We live on acreage that is surrounded by more acreage.  There is a stream running  through the property for a few months of the year and a trail that leads in a circle from our house through the land and back again.  Our property is bordered by a busy road that is blocked on one side by a thick section of trees, another side is dotted by posted sides set up by a distant neighbor, the third laced by the traditional Pennsylvania rock wall and finally a swamp blocks off the fourth side. 


My son is 7 and could adventure in the woods for hours.  In a society that would probably dissuade any parent from letting their children venture out in the bear ridden woods alone, what was I to do? The children simply did not want me sitting on a stump a few feet away from them while they played.  WiFi or no WiFi, I didn't want to sit on the stump either. Not just because at times it could be boring, but more because I wanted them to have freedom to work together and create without mom there to sort everything out. 

Since there was that little sense of concern with the what ifs,  I needed a point of reference before sending them out: a play area where the kids and their friends could go alone and then be found easily. So was born Cliffhanger, a rock that I found centrally located in the middle of the two crossing paths.  In my usual style I pointed it out, came up with a catchy tune about Cliff Hanger and viola the kids were intrigued.  Since I couldn't just let them go off unattended, yet they certainly didn't want me camped out watching them we dug out these radios. You may remember them from the days before everyone always carried a cell phone.

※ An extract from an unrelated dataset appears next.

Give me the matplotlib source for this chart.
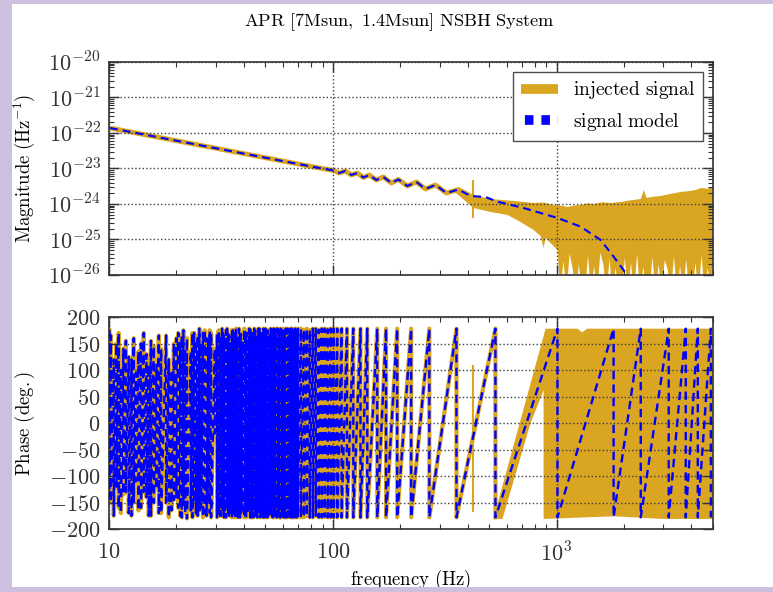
"""APR [7Msun, 1.4Msun] NSBH system: injected signal vs signal model (magnitude + phase)."""

import numpy as np
import matplotlib
matplotlib.use("Agg")
import matplotlib.pyplot as plt
from matplotlib.lines import Line2D
from matplotlib.patches import Rectangle
from matplotlib.ticker import FixedLocator, FuncFormatter, LogLocator, NullFormatter, MultipleLocator

plt.rcParams["mathtext.fontset"] = "cm"

GOLD = "goldenrod"
BLUE = "blue"
LAVENDER = "#cdc0de"

# ---- magnitude, signal model (Hz, 1/Hz)
model_f = [10.1, 80.0, 100.5, 107, 113.7, 121, 128.8, 136.9, 145.6, 156.5, 168.2, 182.7, 196.4,
           215.4, 236.4, 259.4, 287.5, 322, 364.3, 412.3, 481.3, 544.5, 711.8, 1010, 1281, 1574,
           1799, 2035, 2200]
model_mag = [1.38e-22, 1.14e-23, 8.79e-24, 7.46e-24, 8.51e-24, 6.56e-24, 7.46e-24, 5.57e-24, 6.56e-24,
             4.74e-24, 5.77e-24, 3.91e-24, 4.90e-24, 3.21e-24, 4.17e-24, 2.65e-24, 3.43e-24, 2.04e-24,
             2.56e-24, 1.68e-24, 1.57e-24, 1.16e-24, 7.71e-25, 4.04e-25, 2.30e-25, 9.68e-26, 3.27e-26,
             1.14e-26, 5.0e-27]
n_clean = 20  # injected == model up to ~410 Hz

# ---- magnitude, injected noise envelope above ~350 Hz
noise_up_f = [353, 425, 507, 643, 789, 880, 970, 1050, 1120, 1200, 1281, 1380, 1464, 1600, 1744,
              1934, 2100, 2376, 2451, 2527, 2700, 2920, 3200, 3586, 3900, 4188, 4409, 4700, 5000]
noise_up = [2.3e-24, 1.8e-24, 1.38e-24, 1.22e-24, 1.07e-24, 1.1e-24, 9.37e-25, 9.0e-25, 8.23e-25,
            9.0e-25, 9.37e-25, 1.05e-24, 1.0e-24, 1.12e-24, 1.07e-24, 1.14e-24, 1.25e-24, 1.38e-24,
            2.48e-24, 1.48e-24, 1.6e-24, 1.68e-24, 1.9e-24, 2.18e-24, 2.3e-24, 2.48e-24, 2.82e-24,
            2.7e-24, 3.01e-24]
noise_lo_f = [353, 425, 507, 604, 690, 789, 848, 875, 893, 959, 1010,
              1040, 1073, 1108, 1143, 1180, 1218, 1257, 1297, 1339, 1382, 1426, 1472, 1519, 1568,
              1618, 1670, 1724, 1779, 1836, 1895, 1956, 2019, 2083, 2150, 2219, 2290, 2364, 2439,
              2518, 2598, 2682, 2768, 2857, 2948, 3043, 3140, 3241, 3345, 3452, 3563, 3677, 3795,
              3917, 4042, 4172, 4306, 4444, 4586, 4733, 4885, 5000]
noise_lo = [2.1e-24, 7.71e-25, 5.95e-25, 4.90e-25, 3.11e-25, 1.85e-25, 1.26e-25, 5.77e-26, 1.10e-25,
            7.0e-26, 5.06e-26,
            3e-27, 2.5e-26, 3e-27, 4.0e-26, 1.5e-26, 3e-27, 2.0e-26, 3e-27, 3e-27, 3.5e-26, 3e-27,
            1.8e-26, 3e-27, 4.2e-26, 2.0e-26, 3e-27, 2.8e-26, 3e-27, 1.6e-26, 3e-27, 3e-27, 3.0e-26,
            3e-27, 2.2e-26, 3e-27, 4.0e-26, 3e-27, 1.7e-26, 3e-27, 3e-27, 3.2e-26, 3e-27, 2.0e-26,
            3e-27, 2.6e-26, 1.4e-26, 3e-27, 3.4e-26, 3e-27, 1.8e-26, 3e-27, 2.8e-26, 3e-27, 3e-27,
            2.2e-26, 3e-27, 3.6e-26, 3e-27, 1.6e-26, 3e-27, 2.5e-26]
spike_f = 421
spike_mag = [4.5e-24, 4.3e-25]
spike_phase = [107, -166]

# ---- phase, signal model: wrap frequencies (Hz) and the top/bottom value reached there (deg)
wrap_f_a = [10.05, 10.2, 10.5, 10.8, 11.05, 11.3, 11.6, 11.9, 12.25, 12.6, 12.9, 13.2, 13.55, 13.9,
            14.3, 14.7, 15.05, 15.4, 15.85, 16.3, 16.7, 17.1, 18.0, 18.5, 19.0, 19.5, 20.0]
top_a = [175, 165, 120, 150, 170, 100, 140, 155, 125, 120, 160, 95, 135, 150,
         170, 130, 110, 155, 145, 110, 165, 140, 165, 120, 100, 150, 160]
bot_a = [-140, -150, -175, -120, -160, -170, -135, -130, -170, -175, -150, -110, -165, -160,
         -130, -140, -175, -175, -150, -125, -170, -170, -150, -178, -165, -145, -140]

wrap_f_b = [20.4, 20.8, 21.15, 21.5, 21.9, 22.3, 23.2, 23.6, 24.0, 24.45, 24.9, 25.35, 25.8, 26.3,
            26.8, 27.3, 27.8, 28.2, 28.6]
top_b = [170, 150, 165, 175, 140, 160, 135, 170, 170, 155, 165, 178, 150, 170, 175, 160, 160, 175, 170]
bot_b = [-160, -175, -178, -155, -170, -180, -165, -178, -150, -170, -175, -165, -160, -178, -170,
         -175, -150, -170, -178]

wrap_f_c = [29.7, 30.4, 30.7, 31.0, 31.35, 31.7, 32.0, 32.3, 32.65, 33.0,
            33.35, 33.7, 34.05, 34.4, 34.75, 35.1, 35.45, 35.8, 36.2, 36.6,
            36.95, 37.3, 37.7, 38.1, 38.5, 38.9, 39.35, 39.8, 40.2, 40.6,
            41.0, 41.4, 41.85, 42.3, 42.75, 43.2, 43.65, 44.1, 44.55, 45.0,
            45.5, 46.0, 46.5, 47.0, 47.5, 48.0, 48.5, 49.0, 49.5, 50.0,
            50.55, 51.1, 51.65, 52.2, 52.75, 53.3, 53.85, 54.4, 54.95, 55.5,
            56.1, 56.7, 57.3, 57.9, 58.5, 59.1, 59.75, 60.4, 61.0, 61.6,
            62.25, 62.9, 63.55, 64.2, 64.9, 65.6, 66.3, 67.0, 67.7, 68.4,
            69.1, 69.8]
top_c = [140, 165, 172, 175, 160, 155, 178, 170, 165, 160,
         175, 178, 168, 165, 150, 150, 176, 175, 170, 170,
         178, 160, 165, 178, 172, 168, 150, 155, 178, 175,
         168, 170, 160, 178, 176, 165, 170, 172, 178, 175,
         165, 168, 178, 178, 170, 172, 160, 178, 175, 178,
         170, 175, 165, 165, 178, 176, 170, 178, 172, 175,
         178, 178, 170, 172, 178, 176, 178, 170, 175, 178,
         175, 178, 170, 176, 178, 178, 175, 170, 178, 178,
         172, 178]
bot_c = [-20, -178, -170, -165, -175, -175, -160, -170, -178, -170,
         -178, -160, -172, -175, -168, -170, -178, -165, -175, -178,
         -165, -175, -178, -172, -178, -170, -160, -165, -178, -175,
         -178, -172, -165, -170, -178, -178, -165, -178, -176, -170,
         -175, -178, -165, -168, -178, -175, -170, -178, -175, -178,
         -176, -178, -172, -176, -165, -170, -178, -176, -178, -175,
         -178, -170, -172, -178, -178, -175, -176, -178, -170, -178,
         -178, -176, -175, -178, -170, -178, -178, -175, -178, -176,
         -178, -176]

wrap_f_d = [72.0, 74.2, 76.5, 78.9, 81.4, 83.9, 86.5, 89.2, 92.0, 94.9, 97.9, 100.9]
top_d = [178, 176, 178, 175, 178, 178, 176, 178, 178, 177, 178, 178]
bot_d = [-178, -178, -176, -178, -178, -175, -178, -178, -177, -178, -178, -178]

wrap_f_e = [104.7, 109.5, 115.7, 123.5, 133.0, 142.6, 158.0, 173.0, 194.0, 224.0, 270.0, 357.0,
            533.0, 1009.0, 1798.0, 2377.0, 3170.0, 3777.0, 4275.0, 4890.0]
top_e = [178, 178, 178, 178, 178, 178, 178, 178, 178, 178, 178, 178, 178, 178, 178, 178, 178, 178,
         178, 178]
bot_e = [-178, -178, -178, -178, -178, -178, -178, -178, -178, -178, -178, -178, -178, -178, -178,
         -178, -178, -178, -178, -178]
inj_wrap_last = 533.0  # injected phase follows the model up to this wrap

# ---- phase, injected noise region (outline)
phase_noise_f = [522, 893, 1240, 1300, 1370, 2600, 5000, 5000, 3000, 1800, 875, 875, 765, 573]
phase_noise = [-181, 178, 178, 171, 178, 178, 178, -181, -181, -176, -181, 62, 0, -181]


def sawtooth(fw, top, bot):
    xs, ys = [], []
    for f, t, b in zip(fw, top, bot):
        xs += [f, f]
        ys += [t, b]
    return xs, ys


wrap_f = wrap_f_a + wrap_f_b + wrap_f_c + wrap_f_d + wrap_f_e
wrap_top = top_a + top_b + top_c + top_d + top_e
wrap_bot = bot_a + bot_b + bot_c + bot_d + bot_e

fig = plt.figure(figsize=(7.73, 5.92), dpi=100, facecolor=LAVENDER)
fig.patches.append(Rectangle((12 / 773, 5 / 592), 1, 583 / 592, transform=fig.transFigure,
                             facecolor="white", edgecolor="none", zorder=-10))
# screenshot border cuts the bottom of the x label, as in the source
fig.patches.append(Rectangle((0, 0), 1, 5 / 592, transform=fig.transFigure,
                             facecolor=LAVENDER, edgecolor="none", zorder=10))

ax1 = fig.add_axes([0.1410, 0.5355, 0.7814, 0.3598])
ax2 = fig.add_axes([0.1410, 0.1064, 0.7814, 0.3581])

# magnitude panel
ax1.plot(model_f[:n_clean], model_mag[:n_clean], color=GOLD, lw=3.5, solid_capstyle="butt", zorder=2)
ax1.fill(noise_up_f + noise_lo_f[::-1], noise_up + noise_lo[::-1], color=GOLD, lw=0, zorder=2)
ax1.plot([spike_f, spike_f], spike_mag, color=GOLD, lw=1.5, zorder=2)
ax1.plot(model_f, model_mag, color=BLUE, lw=1.5, dashes=(3.8, 2.4), zorder=3)

# phase panel
px, py = sawtooth(wrap_f, wrap_top, wrap_bot)
k = wrap_f.index(inj_wrap_last)
ax2.plot(px[:2 * k + 2], py[:2 * k + 2], color=GOLD, lw=3.0, zorder=2)
ax2.fill(phase_noise_f, phase_noise, color=GOLD, lw=0, zorder=2)
ax2.plot([spike_f, spike_f], spike_phase, color=GOLD, lw=1.5, zorder=2)
ax2.plot(px, py, color=BLUE, lw=1.7, dashes=(3.5, 2.2), zorder=3)

for ax in (ax1, ax2):
    ax.set_facecolor("white")
    ax.set_xscale("log")
    ax.set_xlim(10, 5000)
    ax.tick_params(which="both", direction="in", top=True, right=True, colors="0.2")
    ax.tick_params(which="major", length=7, width=1, labelsize=16, pad=6)
    ax.tick_params(which="minor", length=3.5, width=0.8)
    ax.grid(True, which="major", linestyle=":", color="0.25", linewidth=1.0)
    ax.set_axisbelow(False)
    for s in ax.spines.values():
        s.set_linewidth(1.3)
        s.set_color("0.25")
    ax.yaxis.set_label_coords(-0.119, 0.5)

ax1.set_yscale("log")
ax1.set_ylim(1e-26, 1e-20)
ax1.yaxis.set_major_locator(LogLocator(base=10, numticks=10))
ax1.yaxis.set_minor_locator(LogLocator(base=10, subs=np.arange(2, 10), numticks=20))
ax1.yaxis.set_major_formatter(FuncFormatter(lambda v, p: r"$10^{%d}$" % round(np.log10(v))))
ax1.yaxis.set_minor_formatter(NullFormatter())
ax1.xaxis.set_major_formatter(NullFormatter())
ax1.xaxis.set_minor_formatter(NullFormatter())
ax1.set_ylabel(r"$\mathrm{Magnitude\ (Hz^{-1})}$", fontsize=13.5)

ax2.set_ylim(-200, 200)
ax2.yaxis.set_major_locator(MultipleLocator(50))
ax2.yaxis.set_major_formatter(FuncFormatter(lambda v, p: r"$%d$" % v))
xlab = {10: r"$10$", 100: r"$100$", 1000: r"$10^3$"}
ax2.xaxis.set_major_locator(FixedLocator([10, 100, 1000]))
ax2.xaxis.set_major_formatter(FuncFormatter(lambda v, p: xlab.get(int(round(v)), "")))
ax2.xaxis.set_minor_formatter(NullFormatter())
ax2.tick_params(axis="x", which="major", pad=9)
ax2.set_ylabel(r"$\mathrm{Phase\ (deg.)}$", fontsize=13.5)
ax2.set_xlabel(r"$\mathrm{frequency\ (Hz)}$", fontsize=13.5)
ax2.xaxis.set_label_coords(0.5, -0.182)

handles = [Line2D([], [], color=GOLD, lw=7, solid_capstyle="butt"),
           Line2D([], [], color=BLUE, lw=7, linestyle=(1.29, (0.875, 0.82)), dash_capstyle="butt")]
leg = ax1.legend(handles, [r"$\mathrm{injected\ signal}$", r"$\mathrm{signal\ model}$"],
                 loc="upper right", fontsize=14, fancybox=False, framealpha=1,
                 edgecolor="0.3", borderaxespad=0.5, handlelength=1.9)
leg.get_frame().set_linewidth(1.0)

fig.text(0.517, 1 - 22 / 592, r"$\mathrm{APR\ [7Msun,\ 1.4Msun]\ NSBH\ System}$",
         ha="center", va="center", fontsize=13.2)

fig.savefig("out.png", dpi=100, facecolor=fig.get_facecolor())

 Perfect for communication every few minutes to check that the kids were fine. Also in case of a need they could contact me more easily than yelling from the woods. The kids never go back alone, always in a group. This means Cole has to have a friend over to head back, as Cecily is still a little young to be released from more than an ear shot away with just her brother.  I also always send the dog, because he knows the trails better than all of us and leads them home directly every time. 
The best thing has happened.  They have built a fort from materials they have collected.






  No fort is complete without a No Trespassing Sign.
I love that the kids have worked together to make something of which they can be proud.  I also like to hear the stories about which friend came up with which idea to improve the fort.  Some of the best playing happens when children are left to their own ideas and have to learn to work together on a common goal.